Tijdens de vorige toetsing van de Groningse dijken, in 2005, werd slechts 900 meter van de noordelijke waterkeringen afgekeurd. Volgens het Waterschap is het grote verschil te verklaren door de aangescherpte landelijke eisen. Deze worden iedere vijf jaar weer aangepast op basis van veranderingen in de waterstand en de golfkracht.
Volgens het Waterschap zijn de Groningse dijken, op een klein stukje van 100 meter na, hoog genoeg. De dijken werden onder andere afgekeurd vanwege verouderd asfalt. Ook waren de dijken op sommige plekken bekleed met gras terwijl daar eigenlijk stenen hadden moeten liggen.

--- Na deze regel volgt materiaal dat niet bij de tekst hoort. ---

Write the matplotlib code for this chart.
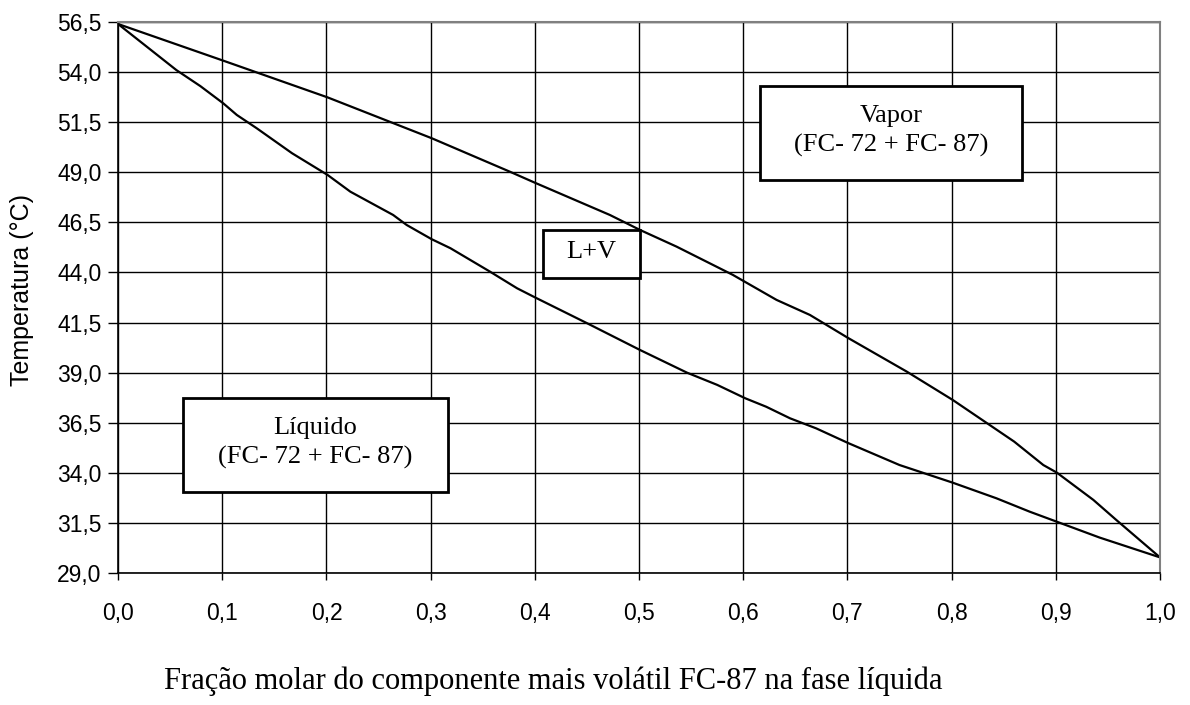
"""Diagrama T-x do sistema FC-72 / FC-87."""

import matplotlib
matplotlib.use("Agg")

import matplotlib.pyplot as plt
import numpy as np

# curva de orvalho (vapor)
x_vapor = [0.0, 0.101, 0.201, 0.301, 0.376, 0.400, 0.472, 0.501, 0.536,
           0.590, 0.632, 0.664, 0.701, 0.757, 0.801, 0.860, 0.888, 0.901,
           0.936, 0.958, 1.0]
t_vapor = [56.4, 54.57, 52.74, 50.70, 49.03, 48.48, 46.87, 46.12, 45.29,
           43.88, 42.63, 41.88, 40.72, 39.05, 37.64, 35.56, 34.39, 34.01,
           32.65, 31.65, 29.78]

# curva de bolha (líquido)
x_liq = [0.0, 0.056, 0.079, 0.101, 0.114, 0.133, 0.167, 0.201, 0.223,
         0.264, 0.277, 0.301, 0.319, 0.357, 0.383, 0.400, 0.450, 0.501,
         0.546, 0.575, 0.602, 0.622, 0.645, 0.670, 0.701, 0.750, 0.801,
         0.843, 0.875, 0.901, 0.942, 1.0]
t_liq = [56.4, 54.1, 53.3, 52.44, 51.86, 51.2, 49.95, 48.87, 48.03,
         46.87, 46.37, 45.66, 45.21, 44.04, 43.21, 42.76, 41.47, 40.13,
         39.0, 38.39, 37.72, 37.30, 36.72, 36.22, 35.48, 34.39, 33.51,
         32.73, 32.06, 31.56, 30.77, 29.78]

x_ticks = np.round(np.arange(0, 1.01, 0.1), 1)
y_ticks = np.arange(29.0, 56.6, 2.5)

fig = plt.figure(figsize=(11.9, 7.05), dpi=100)
ax = fig.add_axes([0.0992, 0.1872, 0.8756, 0.7816])

ax.plot(x_vapor, t_vapor, color="black", linewidth=1.6, zorder=2)
ax.plot(x_liq, t_liq, color="black", linewidth=1.6, zorder=2)

ax.set_xlim(0, 1)
ax.set_ylim(29.0, 56.5)
ax.set_xticks(x_ticks)
ax.set_yticks(y_ticks)
ax.set_xticklabels([f"{v:.1f}".replace(".", ",") for v in x_ticks])
ax.set_yticklabels([f"{v:.1f}".replace(".", ",") for v in y_ticks])
ax.grid(True, color="black", linewidth=1.0)
ax.set_axisbelow(True)

sans = "Liberation Sans"
serif = "Liberation Serif"
for lbl in ax.get_xticklabels() + ax.get_yticklabels():
    lbl.set_fontfamily(sans)
    lbl.set_fontsize(16.5)
ax.tick_params(axis="x", direction="out", length=5, pad=16, width=1)
ax.tick_params(axis="y", direction="out", length=7, pad=5, width=1)

for side in ["top", "right"]:
    ax.spines[side].set_color("#808080")
    ax.spines[side].set_linewidth(1.5)
for side in ["left", "bottom"]:
    ax.spines[side].set_color("black")
    ax.spines[side].set_linewidth(1.2)

ax.set_ylabel("Temperatura (°C)", fontfamily=sans, fontsize=18, va="center")
ax.yaxis.set_label_coords(-0.092, 0.514)
fig.text(0.465, 0.034, "Fração molar do componente mais volátil FC-87 na fase líquida",
         ha="center", va="center", fontfamily=serif, fontsize=22)


def label_box(x0, x1, y0, y1, text):
    ax.add_patch(plt.Rectangle((x0, y0), x1 - x0, y1 - y0, facecolor="white",
                               edgecolor="black", linewidth=2, zorder=3))
    ax.text((x0 + x1) / 2, (y0 + y1) / 2 + 0.1, text, ha="center", va="center",
            fontfamily=serif, fontsize=19, linespacing=1.4, zorder=4)


label_box(0.616, 0.868, 48.62, 53.31, "Vapor\n(FC- 72 + FC- 87)")
label_box(0.408, 0.501, 43.71, 46.12, "L+V")
label_box(0.062, 0.317, 33.05, 37.74, "Líquido\n(FC- 72 + FC- 87)")

fig.savefig("out.png", dpi=100)
plt.close(fig)
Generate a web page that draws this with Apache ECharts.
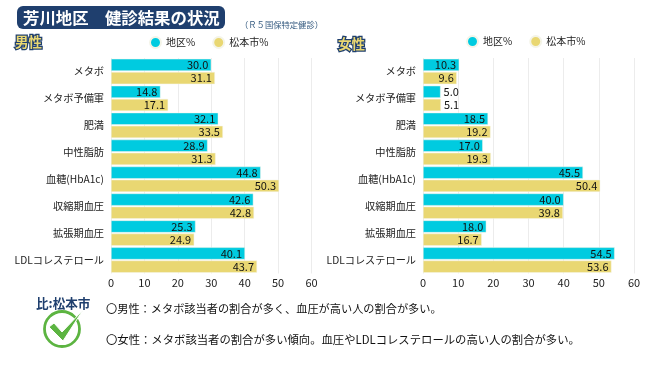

Het Waterschap benadrukt dat de veiligheid van de Groningers niet in het geding komt en dat de kans op natte voeten nihil is. Alleen bij een storm die zo zwaar is dat hij slechts eens in de 4000 jaar voorkomt, en aanzienlijk zwaarder is dan de noordwesterstorm die de watersnoodramp in 1953 veroorzaakte, kan de stevigheid van de dijken niet worden gegarandeerd, zegt Noorderzijlvest. Daarom worden de dijken verbeterd en versterkt en tot die tijd extra bewaakt.